The lack of this sport in our state however is much more due to unpopularity. “Boys volleyball is not a sport the state high school organization Washington Interscholastic Activities Association (WIAA) recognizes,” said school Athletic Director Joann Fukuma. “Some school districts have “club” volleyball for boys, but we do not. Other sports like water polo and lacrosse have outside organizations that have met with a staff member on campus to assist with starting a club.”

Tien Duong, junior, organized the Shorewood High School Volleyball Tournament, an open tournament which was held on campus on the day before Veterans Day. In the event, any student was able to participate and form their own teams and compete.

After watching the tournament, talks about a boys volleyball club arose again as people saw the performance of the mostly male teams.
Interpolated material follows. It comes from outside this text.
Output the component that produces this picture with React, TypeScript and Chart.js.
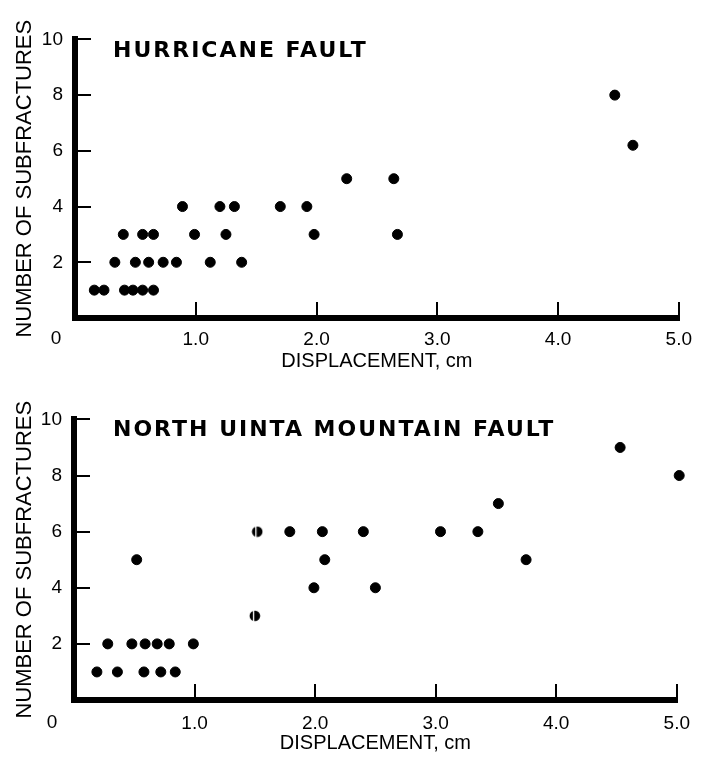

Duong, who was also part of the team who won the whole tournament, agreed that forming a boys’ volleyball club can be a good idea. “I think the school should deserve one since a lot of people enjoy the sport and it was a great turn out,” said Duong.

Sebastien Villanueva, junior, played in the open tournament and was part of the winning team. 

“I think it’s dumb how volleyball is seen as a “girl sport.” It’s something that everyone should be able to play and enjoy,” Villaneuva said. 

While a boys’ volleyball club can be a lot of fun for the school, this won’t give dedicated athletes who want to play volleyball an opportunity in the long run, which might lead to them spending less time on the club and more on sports that matter for their career. 

“I want to [make a boys’ volleyball team], but it is a lot of work and I feel like even if I do make one, we won’t have that many people joining because of [other sports]…If it was just a generalized club for volleyball it could be a good idea, but no teacher wants to spend the time watching since they’re busy,” said Duong, explaining why a boys’ volleyball club might not be worth forming. 

This doesn’t shut down the idea of a boys’ volleyball club. 

Said Fukuma: “If a group wants to start a club at Shorewood, they can. I have gym space available in the spring season. I came from Las Vegas, Nevada and in the Clark County School District, we had boys’ volleyball in the spring and it was amazing.”